= 2009–10 Venezuelan Professional Baseball League season =

The 2009–10 Venezuelan Professional Baseball League season (Liga Venezolana de Béisbol Profesional or LVBP) was contested in two round robin league phases and a playoff final.

==First league phase==
This round is called "Ronda Eliminatoria" or "Regular" by the league.

It was played from 9 October to 26 December.

| Team | Wins | Losses | Pct | GB |
|---|---|---|---|---|
| Navegantes del Magallanes | 41 | 22 | .651 | – |
| Leones del Caracas | 41 | 22 | .651 | – |
| Tiburones de La Guaira | 32 | 31 | .508 | 9 |
| Bravos de Margarita | 30 | 33 | .476 | 11 |
| Aguilas del Zulia(*) | 29 | 34 | .460 | 12 |
| Cardenales de Lara(*) | 29 | 34 | .460 | 12 |
| Tigres de Aragua | 28 | 35 | .444 | 13 |
| Caribes de Anzoátegui | 22 | 41 | .349 | 19 |

The first 5 teams advanced to the second league phase.

(*)Zulia and Lara played an extra, tie-breaking game on 26 December 2009 in Maracaibo's "Luis Aparicio El Grande" stadium, with victory for the local Aguilas del Zulia with a 3–2 score.

==Second league phase==
This round is called "Round Robin" or "Semi-final" by the league.

It was played from 28 December to 19 January.

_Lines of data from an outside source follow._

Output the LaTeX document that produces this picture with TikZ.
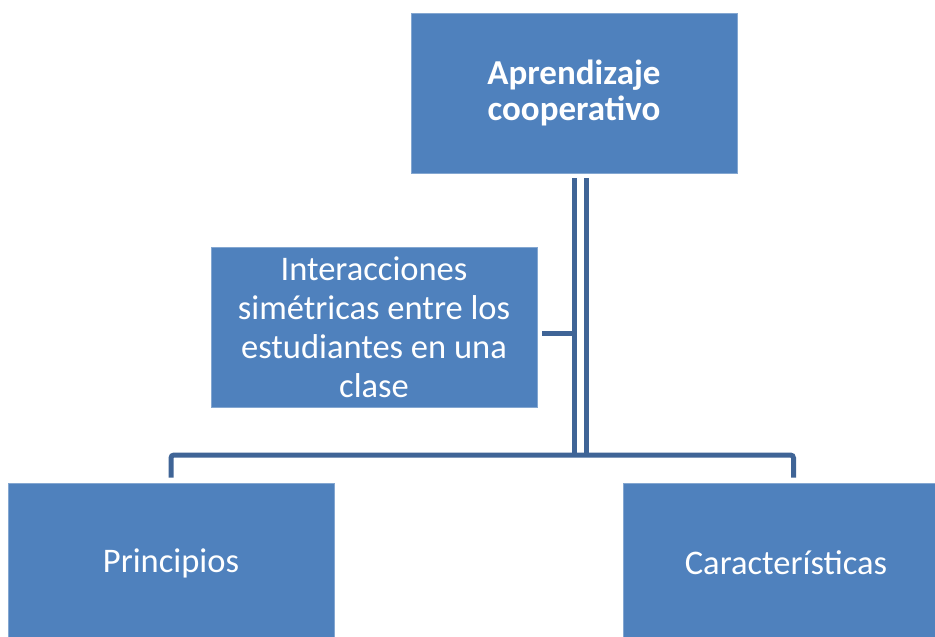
\documentclass[tikz,border=0pt]{standalone}
\usepackage{fontspec}
\setmainfont{Carlito}
\definecolor{boxblue}{RGB}{79,129,189}
\definecolor{linkblue}{RGB}{63,100,150}
\begin{document}
\begin{tikzpicture}[x=1pt,y=1pt,
  box/.style={rectangle, fill=boxblue, draw=boxblue!70!white, line width=0.6pt, text=white, align=center, inner sep=0pt},
  conn/.style={draw=linkblue, line width=5pt},
  lbl/.style={font=\fontsize{34.5}{39}\selectfont}]
\useasboundingbox (0,0) rectangle (935,-637);
\clip (0,0) rectangle (935,-637);
\node[box, minimum width=326, minimum height=160, font=\fontsize{35}{36}\bfseries\selectfont] (top) at (574,-93) {Aprendizaje\\cooperativo};
\node[box, minimum width=326, minimum height=160, lbl] (asst) at (374,-327) {Interacciones\\simétricas entre los\\estudiantes en una\\clase};
\node[box, minimum width=326, minimum height=160, lbl] (prin) at (171,-563) {Principios};
\node[box, minimum width=326, minimum height=160, lbl] (carac) at (786,-563) {Características};
\coordinate (bus) at (0,-455);
\coordinate (aj) at (0,-333.5);
\draw[conn] ([xshift=0.5pt,yshift=-5pt]top.south) -- ([xshift=0.5pt]top.south |- bus);
\draw[conn] ([xshift=12.5pt,yshift=-5pt]top.south) -- ([xshift=12.5pt]top.south |- bus);
\draw[conn] ([xshift=5pt]asst.east |- aj) -- ([xshift=0.5pt]top.south |- aj);
\draw[conn, rounded corners=3pt] ([yshift=5pt]prin.north) -- (prin.north |- bus) -- ([xshift=7.5pt]carac.north |- bus) -- ([xshift=7.5pt,yshift=5pt]carac.north);
\end{tikzpicture}
\end{document}
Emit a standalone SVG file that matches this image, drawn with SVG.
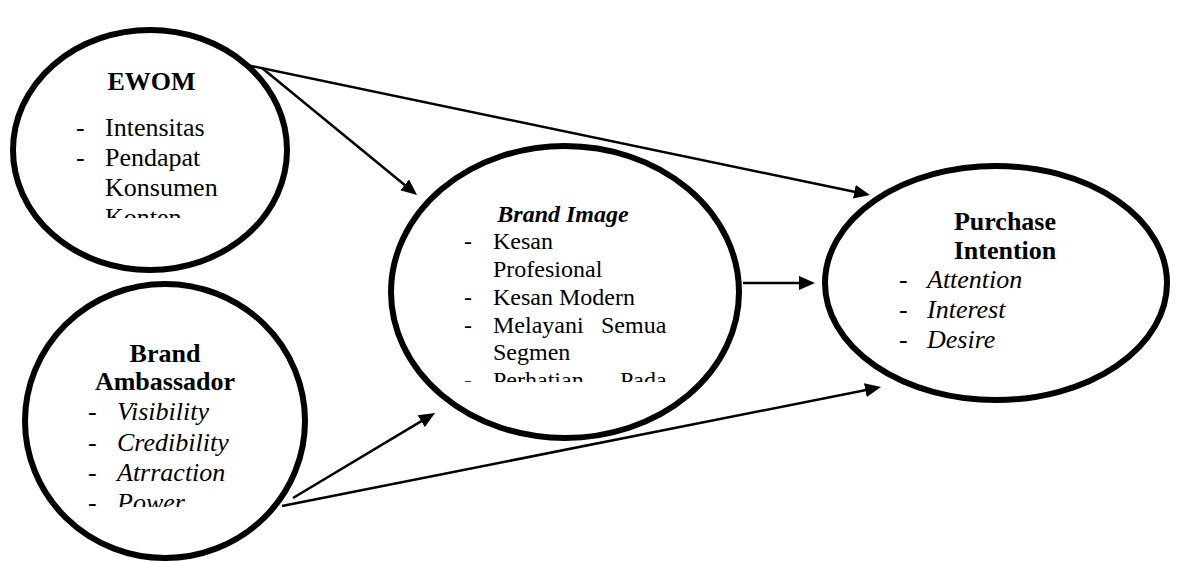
<svg xmlns="http://www.w3.org/2000/svg" width="1191" height="562" viewBox="0 0 1191 562">
<style>
.node{fill:#fff;stroke:#000;stroke-width:6}
.t{font-family:"Liberation Serif","Times New Roman",serif;fill:#000}
.s26{font-size:26px}
.s24{font-size:24px}
.b{font-weight:bold}
.i{font-style:italic}
.m{text-anchor:middle}
.conn{stroke:#000;stroke-width:2.5;fill:none;marker-end:url(#ah)}
</style>
<defs>
<marker id="ah" markerUnits="userSpaceOnUse" markerWidth="16" markerHeight="14" refX="6" refY="7" orient="auto" viewBox="0 0 16 14">
<path d="M0,0 L16,7 L0,14 Z" fill="#000"/>
</marker>
<clipPath id="c1"><rect x="0" y="0" width="400" height="218"/></clipPath>
<clipPath id="c2"><rect x="380" y="100" width="400" height="282"/></clipPath>
<clipPath id="c3"><rect x="0" y="300" width="400" height="207"/></clipPath>
</defs>
<rect width="1191" height="562" fill="#fff"/>
<g id="ewom">
<ellipse class="node" cx="150" cy="150" rx="137" ry="120"/>
<text class="t s26 b m" x="151.5" y="90">EWOM</text>
<g clip-path="url(#c1)" class="t s26">
<text x="76" y="136">-</text><text x="105" y="136">Intensitas</text>
<text x="76" y="166">-</text><text x="105" y="166">Pendapat</text>
<text x="105" y="196">Konsumen</text>
<text x="105" y="226">Konten</text>
</g>
</g>
<g id="brand-ambassador">
<ellipse class="node" cx="165" cy="421" rx="140" ry="137"/>
<text class="t s26 b m" x="165" y="362">Brand</text>
<text class="t s26 b m" x="165" y="390">Ambassador</text>
<g clip-path="url(#c3)" class="t s26">
<text x="88" y="420">-</text><text class="i" x="117" y="420">Visibility</text>
<text x="88" y="451">-</text><text class="i" x="117" y="451">Credibility</text>
<text x="88" y="481">-</text><text class="i" x="117" y="481">Atrraction</text>
<text x="88" y="511">-</text><text class="i" x="117" y="511">Power</text>
</g>
</g>
<g id="brand-image">
<ellipse class="node" cx="565" cy="292" rx="174" ry="146"/>
<text class="t s24 b i m" x="563" y="222">Brand Image</text>
<g clip-path="url(#c2)" class="t s24">
<text x="464" y="249">-</text><text x="493" y="249">Kesan</text>
<text x="493" y="277">Profesional</text>
<text x="464" y="305">-</text><text x="493" y="305">Kesan Modern</text>
<text x="464" y="333">-</text><text x="493" y="333">Melayani</text><text x="601" y="333">Semua</text>
<text x="493" y="360">Segmen</text>
<text x="464" y="388">-</text><text x="493" y="388">Perhatian</text><text x="620" y="388">Pada</text>
</g>
</g>
<g id="purchase-intention">
<ellipse class="node" cx="996" cy="283" rx="171" ry="117"/>
<text class="t s26 b m" x="1005" y="230">Purchase</text>
<text class="t s26 b m" x="1005" y="259">Intention</text>
<g class="t s26">
<text x="899" y="288">-</text><text class="i" x="927" y="288">Attention</text>
<text x="899" y="318">-</text><text class="i" x="927" y="318">Interest</text>
<text x="899" y="348">-</text><text class="i" x="927" y="348">Desire</text>
</g>
</g>
<g id="connectors">
<line class="conn" x1="242" y1="64" x2="860.2" y2="193"/>
<line class="conn" x1="262" y1="68" x2="409.3" y2="188.7"/>
<line class="conn" x1="743" y1="283" x2="805" y2="283"/>
<line class="conn" x1="293" y1="498" x2="426.4" y2="418.1"/>
<line class="conn" x1="282" y1="506" x2="871.2" y2="389"/>
</g>
</svg>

| Team | Wins | Losses | Pct | GB |
|---|---|---|---|---|
| Navegantes del Magallanes | 11 | 5 | .688 | – |
| Leones del Caracas | 10 | 6 | .625 | 1 |
| Tiburones de la Guaira | 7 | 9 | .438 | 4 |
| Aguilas del Zulia | 7 | 9 | .438 | 4 |
| Bravos de Margarita | 5 | 11 | .313 | 6 |

The top two teams classified to the championship series.

==Championship series==

| Team | Wins | Losses | Pct | GB |
|---|---|---|---|---|
| Leones del Caracas | 4 | 3 | .571 | – |
| Navegantes del Magallanes | 3 | 4 | .429 | 1 |

Games:

| Date | Stadium | City | Score | Series progression |
|---|---|---|---|---|
| 21 January 2010 | José Bernardo Pérez | Valencia | Caracas 0 – Magallanes 9 | Magallanes leads 1-0 |
| 22 January 2010 | José Bernardo Pérez | Valencia | Caracas 10 – Magallanes 12 | Magallanes leads 2-0 |
| 24 January 2010 | Universitario | Caracas | Magallanes 3 – Caracas 5 | Magallanes leads 2-1 |
| 25 January 2010 | Universitario | Caracas | Magallanes 7 – Caracas 10 (*) | 2-2 tie |
| 26 January 2010 | Universitario | Caracas | Magallanes 3 – Caracas 0 | Magallanes leads 3-2 |
| 28 January 2010 | José Bernardo Pérez | Valencia | Caracas 6 – Magallanes 3 | 3-3 tie |
| 29 January 2010 | José Bernardo Pérez | Valencia | Caracas 7 – Magallanes 2 | Caracas wins series 4-3 |

(*) Game decided on extra-innings. Inning 10.

The Leones del Caracas were crowned LVBP 2009-2010 Champions.

In the 2010 Caribbean Series they went 1-5 and finished 4th.

==Awards==
Most Valuable Player (Víctor Davalillo Award): Ernesto Mejía (Zulia)

Overall Offensive Performer of the year: Tom Evans (Lara)

Rookie of the year: Ernesto Mejía (Zulia)

Comeback of the year: Tom Evans (Lara)

Manager of the year (Chico Carrasquel Award): Carlos García (Magallanes)

Pitcher of the year (Carrao Bracho Award): Jean Machi (Magallanes)

Closer of the year: Jean Machi (Magallanes)

Setup of the year: Elio Serrano (La Guaira)

70th LVBP Anniversary (Alejandro Carrasquel Trophy): Orber Moreno (Caracas)

==Highlights==
Leones del Caracas won their 17th championship, and their first final against Navegantes del Magallanes.